The move to add new abortion bans "will be swift" if the Supreme Court overturns Roe v. Wade, Sen. Amy Klobuchar said Sunday, adding that the Senate will do everything it can to codify a woman's right to choose.
"With this leaked opinion, the court is looking at reversing 50 years of women's rights and the fall will be swift. Over 20 states have laws in place already," Klobuchar, D-Minn., told ABC "This Week" co-anchor Martha Raddatz.
"I think the question that voters are going to be asking when 75% of people are with us on this, is who should make this decision," Klobuchar said. "Should it be a woman and her doctor or a politician? Should it be Ted Cruz making this decision or a woman and her family? Where are women’s equal rights?"
On Tuesday, Chief Justice John Roberts confirmed a leaked draft opinion of a Supreme Court ruling indicating that five conservative justices, three of whom were appointed by former President Trump, are poised to overturn Roe v. Wade.
The bombshell that the high court could soon overturn the landmark 1973 ruling sparked outrage across the country among people, including elected leaders, who support abortion rights.
Senate Majority Leader Chuck Schumer announced that the Senate would hold a vote Wednesday to codify federal abortion protections by way of the Women's Health Protection Act, but not enough votes are expected for the measure to pass. To overcome a filibuster, the bill -- which passed the House but has stalled in the Senate -- needs support from 60 senators.
"If we are not successful, then we go to the ballot box," Klobuchar said of the bill. "We march straight to the ballot box, and the women of this country and the men who stand with them will vote like they've never voted before."
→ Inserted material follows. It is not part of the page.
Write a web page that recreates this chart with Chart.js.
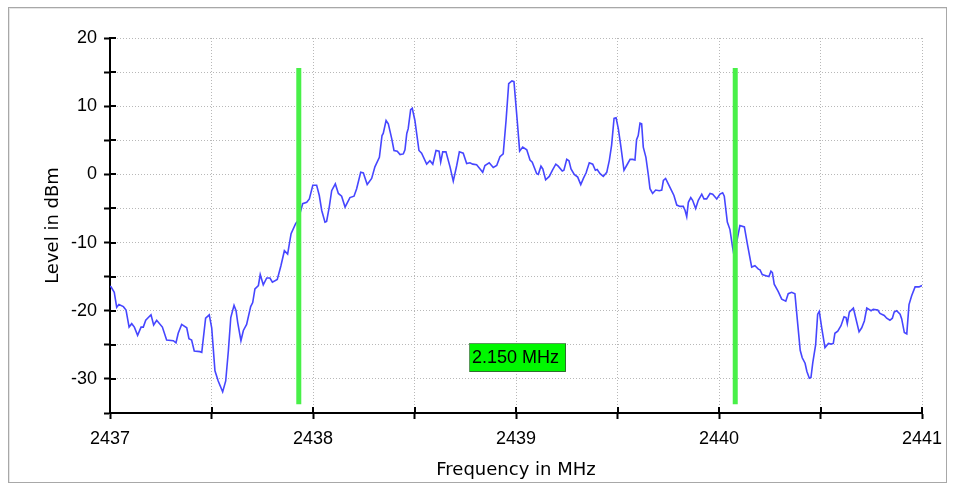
<!doctype html>
<html lang="en">
<head>
<meta charset="utf-8">
<title>Spectrum | Marker span</title>
<script src="https://cdn.jsdelivr.net/npm/chart.js@4"></script>
<style>
  html, body { margin: 0; padding: 0; background: #fff; }
  .panel { position: relative; width: 955px; height: 485px; }
  .panel canvas { position: absolute; left: 0; top: 0; }
  .frame {
    position: absolute; left: 8px; top: 7px; width: 937px; height: 474px;
    border: 1px solid #a8a8a8; box-shadow: inset 1px 1px 0 #e6e6e6;
    pointer-events: none;
  }
</style>
</head>
<body>
<div class="panel">
  <canvas id="spectrum" width="955" height="485"></canvas>
  <div class="frame"></div>
</div>

<script>
const freqMHz = [
  2437.000, 2437.005, 2437.021, 2437.033, 2437.044, 2437.066, 2437.079, 2437.094, 2437.107, 2437.120,
  2437.136, 2437.153, 2437.164, 2437.176, 2437.202, 2437.215, 2437.230, 2437.258, 2437.279, 2437.312,
  2437.325, 2437.336, 2437.353, 2437.378, 2437.389, 2437.402, 2437.415, 2437.443, 2437.452, 2437.471,
  2437.489, 2437.501, 2437.517, 2437.533, 2437.555, 2437.570, 2437.583, 2437.595, 2437.611, 2437.621,
  2437.629, 2437.645, 2437.657, 2437.673, 2437.693, 2437.703, 2437.714, 2437.731, 2437.740, 2437.755,
  2437.772, 2437.788, 2437.800, 2437.824, 2437.842, 2437.859, 2437.875, 2437.892, 2437.915, 2437.926,
  2437.949, 2437.969, 2437.982, 2437.999, 2438.018, 2438.031, 2438.043, 2438.059, 2438.067, 2438.080,
  2438.092, 2438.110, 2438.125, 2438.141, 2438.158, 2438.182, 2438.202, 2438.215, 2438.235, 2438.248,
  2438.267, 2438.289, 2438.305, 2438.327, 2438.340, 2438.346, 2438.360, 2438.371, 2438.388, 2438.399,
  2438.415, 2438.429, 2438.445, 2438.453, 2438.462, 2438.469, 2438.481, 2438.489, 2438.502, 2438.522,
  2438.535, 2438.560, 2438.576, 2438.590, 2438.606, 2438.621, 2438.629, 2438.639, 2438.655, 2438.675,
  2438.691, 2438.708, 2438.721, 2438.740, 2438.757, 2438.773, 2438.787, 2438.806, 2438.823, 2438.836,
  2438.847, 2438.868, 2438.888, 2438.905, 2438.921, 2438.937, 2438.951, 2438.964, 2438.980, 2438.990,
  2439.006, 2439.018, 2439.033, 2439.053, 2439.069, 2439.080, 2439.102, 2439.110, 2439.123, 2439.132,
  2439.146, 2439.164, 2439.179, 2439.196, 2439.208, 2439.228, 2439.236, 2439.250, 2439.261, 2439.271,
  2439.287, 2439.304, 2439.319, 2439.332, 2439.345, 2439.361, 2439.378, 2439.391, 2439.400, 2439.414,
  2439.430, 2439.447, 2439.460, 2439.471, 2439.483, 2439.493, 2439.504, 2439.517, 2439.532, 2439.545,
  2439.562, 2439.575, 2439.586, 2439.594, 2439.602, 2439.611, 2439.619, 2439.627, 2439.640, 2439.652,
  2439.660, 2439.673, 2439.688, 2439.706, 2439.718, 2439.726, 2439.737, 2439.750, 2439.770, 2439.778,
  2439.792, 2439.808, 2439.824, 2439.833, 2439.841, 2439.849, 2439.861, 2439.870, 2439.885, 2439.898,
  2439.915, 2439.926, 2439.939, 2439.956, 2439.969, 2439.989, 2440.005, 2440.018, 2440.026, 2440.041,
  2440.054, 2440.067, 2440.074, 2440.103, 2440.125, 2440.141, 2440.161, 2440.177, 2440.194, 2440.202,
  2440.213, 2440.235, 2440.246, 2440.256, 2440.263, 2440.272, 2440.292, 2440.309, 2440.329, 2440.341,
  2440.358, 2440.374, 2440.388, 2440.400, 2440.410, 2440.424, 2440.433, 2440.445, 2440.453, 2440.462,
  2440.476, 2440.486, 2440.494, 2440.506, 2440.522, 2440.539, 2440.552, 2440.563, 2440.571, 2440.585,
  2440.601, 2440.616, 2440.626, 2440.632, 2440.642, 2440.662, 2440.673, 2440.690, 2440.703, 2440.716,
  2440.728, 2440.739, 2440.749, 2440.760, 2440.782, 2440.793, 2440.814, 2440.826, 2440.842, 2440.854,
  2440.863, 2440.875, 2440.892, 2440.900, 2440.913, 2440.925, 2440.936, 2440.949, 2440.966, 2440.985, 2441.000
];
const levelDbm = [
  -16.4, -16.5, -17.3, -19.5, -19.1, -19.4, -19.9, -22.4, -21.9, -22.4,
  -23.6, -22.4, -22.4, -21.4, -20.6, -22.1, -21.4, -22.4, -24.3, -24.4,
  -24.7, -23.3, -22.0, -22.5, -24.1, -24.3, -25.9, -26.0, -26.1, -21.1,
  -20.6, -22.5, -28.8, -30.3, -31.9, -30.3, -25.9, -21.0, -19.2, -20.0,
  -21.7, -24.4, -22.9, -22.0, -19.4, -18.8, -16.8, -16.3, -14.7, -16.2,
  -15.2, -15.2, -15.8, -15.4, -13.4, -11.2, -11.7, -8.7, -7.2, -6.8,
  -4.3, -4.1, -3.6, -1.6, -1.6, -3.1, -5.3, -7.0, -6.9, -4.8,
  -2.4, -1.4, -2.8, -3.2, -4.8, -3.4, -3.2, -2.1, 0.3, 0.2,
  -1.5, -0.6, 1.1, 2.5, 5.7, 6.0, 7.9, 7.4, 5.2, 3.5,
  3.4, 2.9, 3.0, 3.6, 6.0, 6.7, 9.5, 9.7, 7.9, 3.5,
  3.1, 1.5, 2.0, 1.5, 3.5, 3.4, 1.8, 3.3, 3.3, 1.1,
  -1.0, 1.3, 3.3, 3.1, 1.6, 1.7, 1.5, 1.4, 0.8, 0.3,
  1.3, 1.7, 1.0, 1.3, 2.6, 3.0, 7.9, 13.3, 13.7, 13.6,
  7.9, 3.4, 4.0, 3.6, 2.1, 1.8, 0.1, 0.0, 1.2, 0.8,
  -0.8, -0.3, 0.6, 1.5, 1.2, 0.5, 0.6, 2.2, 2.0, 0.8,
  0.0, -0.4, -1.5, -0.6, 0.2, 1.7, 1.5, 0.6, 0.7, 0.1,
  -0.3, 0.3, 2.1, 4.3, 8.2, 8.3, 6.7, 4.0, 0.6, 1.3,
  2.2, 2.2, 2.1, 5.1, 5.7, 7.5, 7.4, 4.0, 2.5, -0.1,
  -2.1, -2.8, -2.3, -2.4, -2.3, -0.9, -0.6, -1.4, -2.6, -3.1,
  -4.5, -4.7, -4.7, -5.3, -6.2, -4.1, -3.4, -3.8, -5.0, -3.8,
  -2.9, -3.6, -3.6, -2.8, -2.9, -3.6, -2.9, -2.7, -3.2, -7.0,
  -8.1, -10.7, -11.9, -7.5, -7.7, -10.4, -13.6, -13.4, -13.9, -14.0,
  -14.7, -14.9, -15.0, -14.2, -14.4, -16.1, -17.2, -18.3, -18.6, -17.5,
  -17.3, -17.5, -22.0, -25.8, -26.9, -27.7, -28.9, -29.9, -29.8, -27.6,
  -25.0, -20.5, -20.1, -22.5, -25.4, -24.8, -24.9, -24.8, -23.3, -23.0,
  -22.2, -20.9, -21.0, -21.9, -20.2, -19.6, -21.0, -23.1, -22.5, -21.5,
  -19.6, -19.8, -20.0, -19.8, -19.9, -20.4, -20.7, -21.1, -21.4, -21.1,
  -20.2, -20.0, -20.5, -21.2, -23.2, -23.4, -19.1, -17.8, -16.5, -16.5, -16.3
];

// the two green markers and the span they measure
const markerMHz = [2437.93, 2440.08];
const markerSpanDbm = [15.6, -33.7];
const spanLabelDbm = -26.8;

// axes
const freqRange = [2437, 2441];
const levelRange = [-35, 20];

const tickFont = { family: "'Liberation Sans Narrow', 'Liberation Sans', Arial, sans-serif", size: 18 };
const titleFont = { family: "'DejaVu Sans', sans-serif", size: 18 };

const trace = freqMHz.map((f, i) => ({ x: f, y: levelDbm[i] }));
const markerSets = markerMHz.map(f => ({
    data: markerSpanDbm.map(v => ({ x: f, y: v })),
    borderColor: '#48f048',
    borderWidth: 5,
    borderCapStyle: 'butt',
    pointRadius: 0,
    order: 0
}));

// inner half of the tick marks + the span readout box
const overlay = {
    id: 'overlay',
    afterDraw(chart) {
        const { ctx, scales: { x, y } } = chart;
        ctx.save();
        ctx.strokeStyle = '#000';
        ctx.lineWidth = 2;
        ctx.beginPath();
        x.ticks.forEach(t => {
            const px = Math.round(x.getPixelForValue(t.value));
            ctx.moveTo(px, y.bottom);
            ctx.lineTo(px, y.bottom - 6);
        });
        y.ticks.forEach(t => {
            const py = Math.round(y.getPixelForValue(t.value));
            ctx.moveTo(x.left, py);
            ctx.lineTo(x.left + 6, py);
        });
        ctx.stroke();

        const span = markerMHz[1] - markerMHz[0];
        const cx = x.getPixelForValue((markerMHz[0] + markerMHz[1]) / 2);
        const cy = y.getPixelForValue(spanLabelDbm);
        const w = 97, h = 29;
        const bx = Math.round(cx - w / 2), by = Math.round(cy - h / 2);
        ctx.fillStyle = '#00f800';
        ctx.fillRect(bx, by, w, h);
        ctx.lineWidth = 1;
        ctx.strokeStyle = '#5a9a5a';
        ctx.strokeRect(bx + 0.5, by + 0.5, w - 1, h - 1);
        ctx.strokeStyle = '#2e6e2e';
        ctx.beginPath();
        ctx.moveTo(bx + 1, by + h - 0.5);
        ctx.lineTo(bx + w - 0.5, by + h - 0.5);
        ctx.lineTo(bx + w - 0.5, by + 1);
        ctx.stroke();
        ctx.fillStyle = '#000';
        ctx.font = tickFont.size + 'px ' + tickFont.family;
        ctx.textAlign = 'left';
        ctx.textBaseline = 'middle';
        ctx.fillText(span.toFixed(3) + ' MHz', bx + 3, by + h / 2 + 1);
        ctx.restore();
    }
};

new Chart(document.getElementById('spectrum'), {
    type: 'line',
    data: {
        datasets: [
            {
                data: trace,
                borderColor: '#4646ff',
                borderWidth: 1.6,
                pointRadius: 0,
                tension: 0,
                order: 1
            },
            ...markerSets
        ]
    },
    options: {
        responsive: false,
        animation: false,
        events: [],
        layout: { padding: { top: 38, right: 33, left: 0, bottom: 0 } },
        plugins: { legend: { display: false }, tooltip: { enabled: false } },
        scales: {
            x: {
                type: 'linear',
                min: freqRange[0],
                max: freqRange[1],
                afterFit(scale) { scale.height = 72; },
                ticks: {
                    stepSize: 0.5,
                    autoSkip: false,
                    maxRotation: 0,
                    padding: 9,
                    color: '#000',
                    font: tickFont,
                    callback: v => (v % 1 === 0 ? String(v) : '')
                },
                grid: { color: '#b8b8b8', tickColor: '#000', tickWidth: 2, tickLength: 6, lineWidth: 1 },
                border: { display: true, color: '#000', width: 2, dash: [1, 2] },
                title: { display: true, text: 'Frequency in MHz', color: '#000', font: titleFont, padding: { top: 0, bottom: 4 } }
            },
            y: {
                min: levelRange[0],
                max: levelRange[1],
                afterFit(scale) { scale.width = 110; },
                ticks: {
                    stepSize: 5,
                    padding: 7,
                    color: '#000',
                    font: tickFont,
                    callback: v => (v % 10 === 0 ? String(v) : '')
                },
                grid: { color: '#b8b8b8', tickColor: '#000', tickWidth: 2, tickLength: 6, lineWidth: 1 },
                border: { display: true, color: '#000', width: 2, dash: [1, 2] },
                title: { display: true, text: 'Level in dBm', color: '#000', font: titleFont, padding: { top: 43, bottom: 0 } }
            }
        }
    },
    plugins: [overlay]
});
</script>
</body>
</html>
All House Democrats except for Rep. Henry Cuellar, D-Texas, voted for the Women's Health Protection Act.
Raddatz pressed Klobuchar on whether the Democratic Party should only back members and candidates who support abortion rights.
"Do you believe there should be a litmus test?" Raddatz asked. "The Democrats have several candidates who do not support abortion rights."
"You have people who are personally, personally pro-life, but yet believe that that decision should be a woman's personal choice, even if they may not agree with them," Klobuchar responded. "So I think it's important to note that we have people in our party that vote to uphold Roe v. Wade that may have personal opinions that are different."
The Minnesota senator added that the Democratic Party is "clearly pro-choice."
"That is the position of our party and I think you see in primary after primary, that matters to our voters -- certainly now more than ever," she said.
While she said abortion will not be the "only issue" for Democrats in the midterm elections, noting voters are also focused on the economy and Ukraine, she said "a new generation of women" are seeing their rights pulled back and saying, "Wait a minute, my mom and my grandma are going to have more rights than I'm going to have going forward?"
Raddatz pressed Klobuchar on public polls showing that while a majority of Americans support the right to an abortion in most cases, within the states that would almost immediately ban abortion if Roe is overturned, a majority of adults believe abortion should be illegal in most or all cases, a New York Times analysis found.
"Why should a woman in Texas have different rights and a different future and a different ability to make decisions about her body and her reproductive choices than a woman in Minnesota?" Klobuchar responded. "How can that be in this country, that we'd have a patchwork of laws?"
Klobuchar added that a reversal of Roe v. Wade would disproportionately affect poor women and women of color.
"This is just wrong, and that is part of why Justice [Harry] Blackmun, who is a Republican-appointed justice, no less, made that thoughtful decision, looked at the Constitution and said, the right to privacy includes the right for women to make a choice like this."